_GOAL OF THE EXERCISE_:
Omit any picture, and return the remaining data exactly as written.
★ ★ ★ ★ ★ ★ ★
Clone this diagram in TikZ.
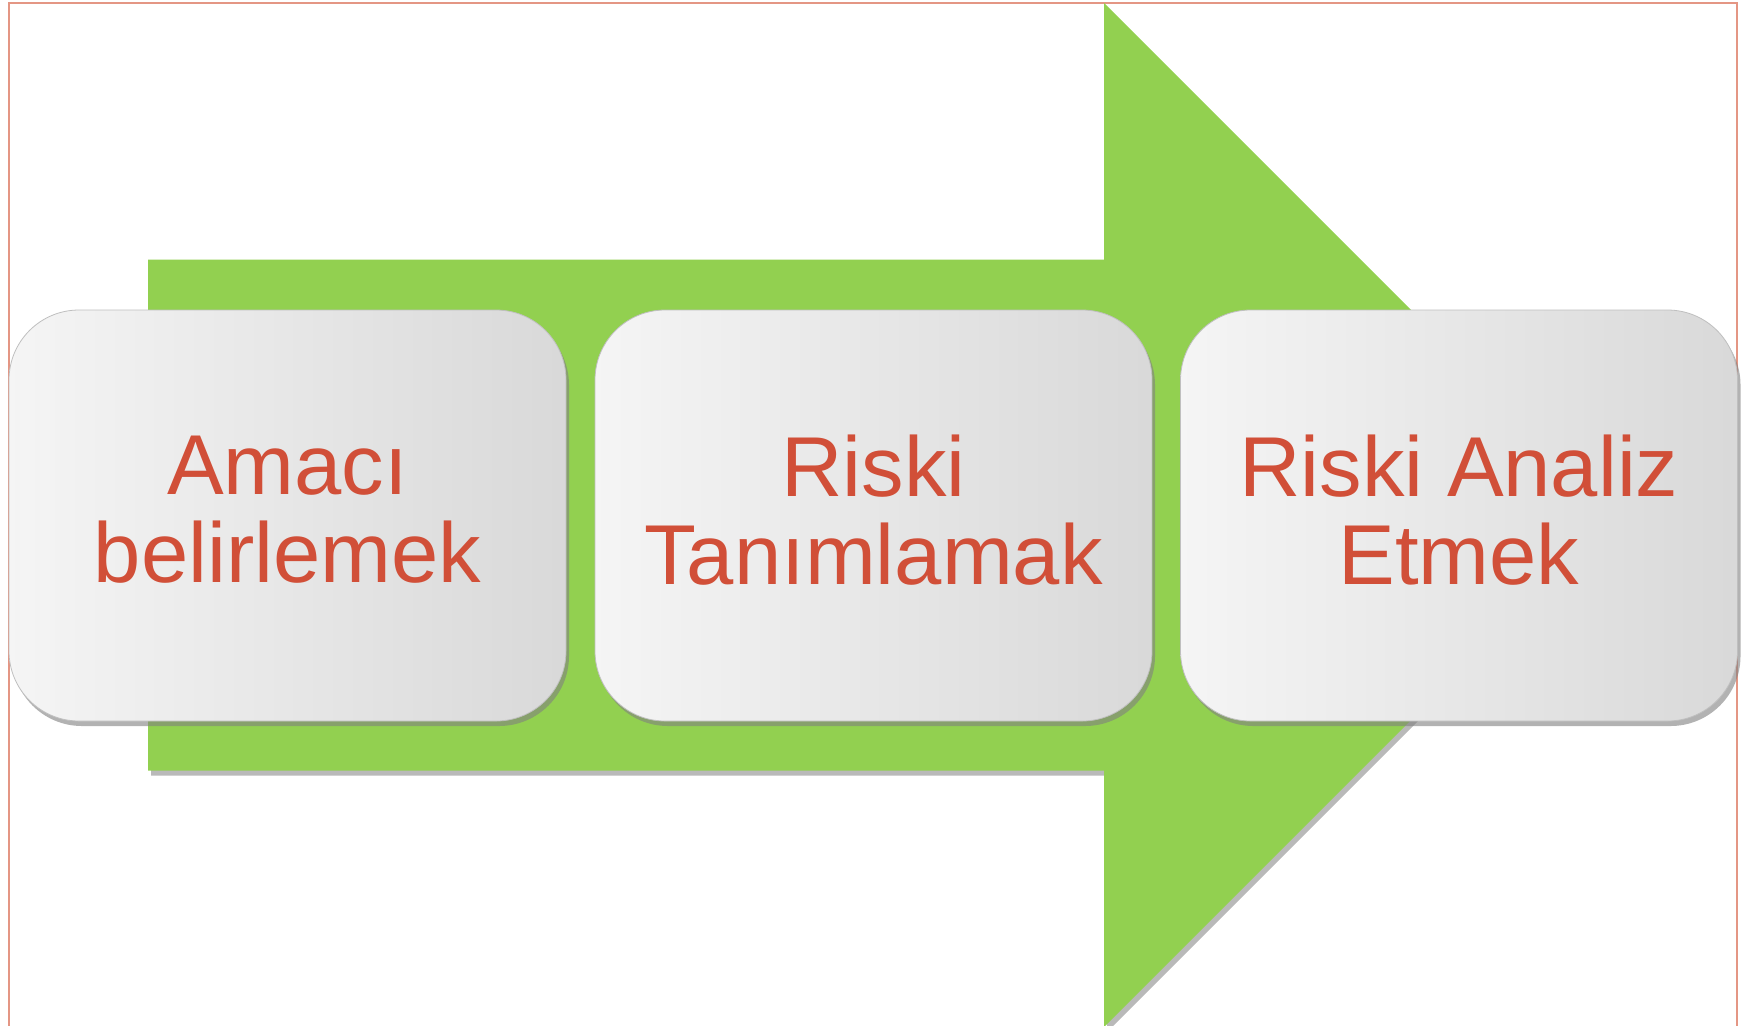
\documentclass[tikz,border=0pt]{standalone}
\usepackage{fontspec}
\setmainfont{Liberation Sans}
\usetikzlibrary{shadows}
\definecolor{stepgreen}{RGB}{146,208,80}
\definecolor{steptext}{RGB}{209,79,56}
\definecolor{framecol}{RGB}{228,150,132}
\begin{document}
\begin{tikzpicture}[x=0.5pt,y=-0.5pt,
    stepbox/.style = {rounded corners=35pt, minimum width=278.5pt, minimum height=205.5pt,
                      left color=white!96!black, right color=black!15, draw=black!25, line width=0.4pt,
                      drop shadow={shadow xshift=1.5pt, shadow yshift=-2.5pt, opacity=0.6},
                      text=steptext, align=center, text depth=6pt, font=\fontsize{42.5}{44}\selectfont},
    bigarrow/.style = {fill=stepgreen, drop shadow={shadow xshift=1.5pt, shadow yshift=-2.5pt, opacity=0.55}}]
    \clip (0,0) rectangle (1754,1025);
    \fill[white] (0,0) rectangle (1754,1025);

    % frame
    \draw[framecol, line width=1pt] (9,3) rectangle (1737,1060);

    % green arrow behind the steps
    \path[bigarrow] (148,259.5) -- (1104,259.5) -- (1104,3) -- (1616,515) -- (1104,1027)
                    -- (1104,770.5) -- (148,770.5) -- cycle;

    % steps
    \node[stepbox] (amac)   at (287.5,515.5) {Amacı\\belirlemek};
    \node[stepbox] (tanim)  at (873.5,515.5) {Riski\\Tanımlamak};
    \node[stepbox] (analiz) at (1459,515.5)  {Riski Analiz\\Etmek};
\end{tikzpicture}
\end{document}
★ ★ ★ ★ ★ ★ ★
_RESULT OF THE EXERCISE_:
Clone this diagram in TikZ.
\documentclass[tikz,border=0pt]{standalone}
\usepackage{fontspec}
\setmainfont{Liberation Sans}
\usetikzlibrary{shadows}
\definecolor{stepgreen}{RGB}{146,208,80}
\definecolor{steptext}{RGB}{209,79,56}
\definecolor{framecol}{RGB}{228,150,132}
\begin{document}
\begin{tikzpicture}[x=0.5pt,y=-0.5pt,
    stepbox/.style = {rounded corners=35pt, minimum width=278.5pt, minimum height=205.5pt,
                      left color=white!96!black, right color=black!15, draw=black!25, line width=0.4pt,
                      drop shadow={shadow xshift=1.5pt, shadow yshift=-2.5pt, opacity=0.6},
                      text=steptext, align=center, text depth=6pt, font=\fontsize{42.5}{44}\selectfont},
    bigarrow/.style = {fill=stepgreen, drop shadow={shadow xshift=1.5pt, shadow yshift=-2.5pt, opacity=0.55}}]
    \clip (0,0) rectangle (1754,1025);
    \fill[white] (0,0) rectangle (1754,1025);

    % frame
    \draw[framecol, line width=1pt] (9,3) rectangle (1737,1060);

    % green arrow behind the steps
    \path[bigarrow] (148,259.5) -- (1104,259.5) -- (1104,3) -- (1616,515) -- (1104,1027)
                    -- (1104,770.5) -- (148,770.5) -- cycle;

    % steps
    \node[stepbox] (amac)   at (287.5,515.5) {Amacı\\belirlemek};
    \node[stepbox] (tanim)  at (873.5,515.5) {Riski\\Tanımlamak};
    \node[stepbox] (analiz) at (1459,515.5)  {Riski Analiz\\Etmek};
\end{tikzpicture}
\end{document}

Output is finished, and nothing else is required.